Wouldn’t anyone else have discreetly taken the waitress aside and, as tackfully as possible, clued her in that some people might find it offensive instead of personalized?
That’s exactly what I suggested to my friend that he ought to have done. I mean, he wouldn’t have had to take her aside to do it, but I thought he should have said something like, “Ma’am, I see you’ve written, ‘God bless you,’ on our checks. It’s really nice to get personalized service like that, but I’m not a religious person and, while I’m not horribly offended, someone else might be. Maybe you could write something like, ‘Have a nice day,’ or, ‘Come back soon,’ instead.”
(a) The friend was an example of the behavior pattern that has been earlier referenced in this board as “hand-stabber”.
I haven’t heard this term before.
Psst…Abbie Carmichael-please google H. P. Lovecraft
BTW, isn’t it, first to be eaten, not die?
I second (third, fourth, is probably more like it) what jjimm and Aesiron said. With friends like that, who needs enemies? :rolleyes:
The world is full of people who…well, their hearts are in the right place, but their heads, not so much. They manage to take the best of intentions and somehow inadvertently utter stuff that could be incredibly offensive. They mean well, but they wind up telling the gay guy they hope he finds a nice girl, or blessing the atheist, or wishing for the militantly childless to have lots of babies, or something equally inappropriate. You’ve got two options for dealing with these folks: you can lambast them for the offense and give yourself a headache (or an ulcer) doing it, or you can give them credit for the good intentions and save yourself the crankiness.
A friend from high school spent a fair portion of my wedding shower (the part after I’d mentioned we weren’t having kids) talking about how I was going to be very surprised soon, because she’d been talking to God on my behalf. I could have gotten in a snit over her presuming to pray for me to get something that would make me miserable. I could have yelled, “God knows I don’t want any stinkin’ babies, you sanctimonious twit!” I could have gotten in a huff about how not everyone had to have her same idea of happiness. That would have been an awful lot of stress, though. Or I could acknowlege that she thinks having kids is a wonderful thing, and her comment, inappropriate as it might be, was really just a wish for me to have something wonderful. Given the choice between offense at someone’s poor choice of words and happiness that they want something good to happend to me, I’m going for the happiness. It’s a lot easier on my stomach.

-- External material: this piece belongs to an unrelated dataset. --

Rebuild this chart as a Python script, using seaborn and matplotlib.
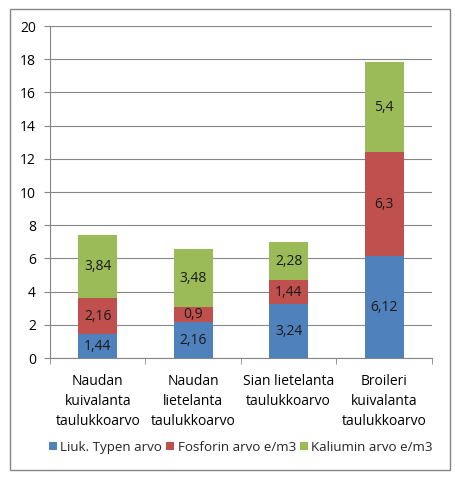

This thread is an excellent example of why I think the US custom of tipping is just a really bad idea. You can’t just decide not to pay people in normal business transactions because for whatever arbitrary, subjective reason you feel you don’t want to. Are you going to not pay your car mechanic because he said “God bless?” Are you going to lop 15-20% off your vehicle registration fees because you felt the service you received at your local Department of Motor Vehicles just wasn’t peppy & cheerful enough? Are you just going to not pay your lawyer, your doctor, the IRS? Good luck, and get ready to go to court and/or have your credit ruined.
Yet people feel they can punish their food server for whatever little personal gripe or bad mood or generally bad attitude or bad day or bad life they happen to be having.
The food server didn’t say, “we don’t serve your kind here, get out.”
I wish they would just build 15-20% into the prices on the menu, pay the servers a set wage and leave it at that. If the service is so horrible you don’t want to pay for the meal, then you should have the balls to go to management and get your entire meal comp’d.
Anyway, I see the tipping and “God bless” note as two entirely separate things. You pay for the service that was rendered (you pay the tip). Then you pull the server aside and let her know that while you appreciate the sentiment, it’s possible some of her customers don’t share her apparent beliefs, but thanks for the good service.